No puedo obviar, con todo, el gravísimo obstáculo que para esto supone la actual ley del deporte, que estipula que cualquier pérdida económica anual de un club debe ser compensada por el patrimonio personal de sus directivos. Así, incluso aunque el Madrid quisiera desprenderse de un jugador terriblemente desleal, a costa de perder millones con ello, nuestro estrecho margen de beneficios implicaría posiblemente entrar en números rojos ese año, y aún no conocemos directivo madridista tan desprendido como para poner dinero de su bolsillo en un caso así. Por ello, el Madrid ha de moverse para cambiar esta ley -por otro lado completamente obsoleta, como demuestra el estado ruinoso de nuestra liga- y poderse dar el lujo de tener pérdidas económicas controladas; y de paso, eliminar el requisito del monstruoso aval exigido para presentarse a las elecciones del club.
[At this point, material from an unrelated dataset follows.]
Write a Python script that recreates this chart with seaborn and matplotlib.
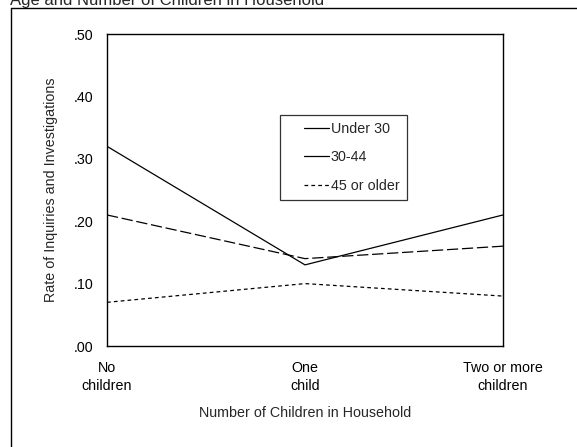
import matplotlib
matplotlib.use("Agg")
import matplotlib.pyplot as plt
from matplotlib.lines import Line2D
from matplotlib.legend_handler import HandlerLine2D
import numpy as np
import pandas as pd
import seaborn as sns

# Rates of inquiries and investigations by age group and household size
categories = ["No\nchildren", "One\nchild", "Two or more\nchildren"]
under_30 = [0.32, 0.13, 0.21]
age_30_44 = [0.21, 0.14, 0.16]
age_45_plus = [0.07, 0.10, 0.08]
groups = ["Under 30", "30-44", "45 or older"]
y_ticks = [0.0, 0.1, 0.2, 0.3, 0.4, 0.5]
y_tick_labels = [".00", ".10", ".20", ".30", ".40", ".50"]

df = pd.DataFrame({
    "children": categories * 3,
    "rate": under_30 + age_30_44 + age_45_plus,
    "group": [g for g in groups for _ in categories],
})

sns.set_style("white")
plt.rcParams["font.family"] = ["Liberation Sans", "DejaVu Sans"]
FS = 10.3

W, H = 577, 447
fig = plt.figure(figsize=(W / 100, H / 100), dpi=100)
ax = fig.add_axes([107 / W, 1 - 346 / H, (503 - 107) / W, (346 - 34) / H])

dash_styles = {"Under 30": "", "30-44": (9, 3), "45 or older": (3, 2.5)}
sns.lineplot(data=df, x="children", y="rate", hue="group", style="group",
             palette=["black"] * 3, dashes=dash_styles, sort=False,
             linewidth=0.9, ax=ax, legend=False)

ax.set_xlim(0, 2)
ax.set_ylim(0, 0.5)
ax.set_yticks(y_ticks)
ax.set_yticklabels(y_tick_labels)
ax.set_xticks(range(len(categories)))
ax.set_xticklabels(categories, linespacing=1.35)
ax.tick_params(axis="both", length=0, labelsize=FS, colors="black")
ax.tick_params(axis="y", pad=10)
ax.tick_params(axis="x", pad=11)
for s in ax.spines.values():
    s.set_visible(True)
    s.set_color("black")
    s.set_linewidth(1.0)

ax.set_xlabel("Number of Children in Household", fontsize=FS, labelpad=9)
ax.set_ylabel("Rate of Inquiries and Investigations", fontsize=FS, labelpad=11)


class ShortHandler(HandlerLine2D):
    def get_xdata(self, legend, xdescent, ydescent, width, height, fontsize):
        x = np.array([-xdescent + width * 0.4, -xdescent + width])
        return x, x


handles = [Line2D([0], [0], color="black", lw=0.9, linestyle="-"),
           Line2D([0], [0], color="black", lw=0.9, linestyle="-"),
           Line2D([0], [0], color="black", lw=0.9, linestyle=(0, (3, 2.5)))]
leg = ax.legend(handles, groups, loc="upper left",
                bbox_to_anchor=((280 - 107) / 396, (346 - 115) / 312),
                frameon=True, fancybox=False, shadow=False, fontsize=FS,
                handlelength=2.9, handletextpad=0.15, labelspacing=1.0,
                borderpad=0.5, borderaxespad=0,
                handler_map={h: ShortHandler() for h in handles})
leg.get_frame().set_edgecolor("black")
leg.get_frame().set_linewidth(0.9)

# Outer frame and the heading above it
fig.add_artist(Line2D([11 / W, 1.0], [1 - 8 / H, 1 - 8 / H],
                      transform=fig.transFigure, color="black", lw=1.0))
fig.add_artist(Line2D([11 / W, 11 / W], [0.0, 1 - 8 / H],
                      transform=fig.transFigure, color="black", lw=1.0))
fig.text(10 / W, 1 - 5 / H, "Age and Number of Children in Household",
         fontsize=12, ha="left", va="baseline")

fig.savefig("out.png", dpi=100, facecolor="white")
Para eliminar la noción de que esto es inconcebible o impráctico, la masa social ha de tirar hacia arriba del Madrid. La actual generación de socios compromisarios, avejentada, destecnologizada y criada a los pechos de As y Marca, probablemente esté perdida para la causa, pero gradualmente se la debe ir sustituyendo por otra mucho más crítica e informada. No puede ser que una asamblea se convierta en un bosque de papeletas blancas aprobando cualquier ocurrencia del presidente, incluso las más lesivas para el crecimiento y dinamicidad del club (¿se ha producido en algún momento un verdadero debate sobre la necesidad de un nuevo estadio, o sobre los requisitos actuales para ser presidente?). Hacia eso se ha de ir, aunque hablemos de un proceso lento, probablemente cercano a los 20 años. Pero cuando estemos en ese punto, la directiva sabrá que puede apartar a cualquier empleado que se haya hecho acreedor a ello sin temer las iras de la afición, esperando antes su aplauso, por colocar en la cúspide de prioridades el bien de un Real Madrid que es multinacional, sí, pero ante todo club deportivo.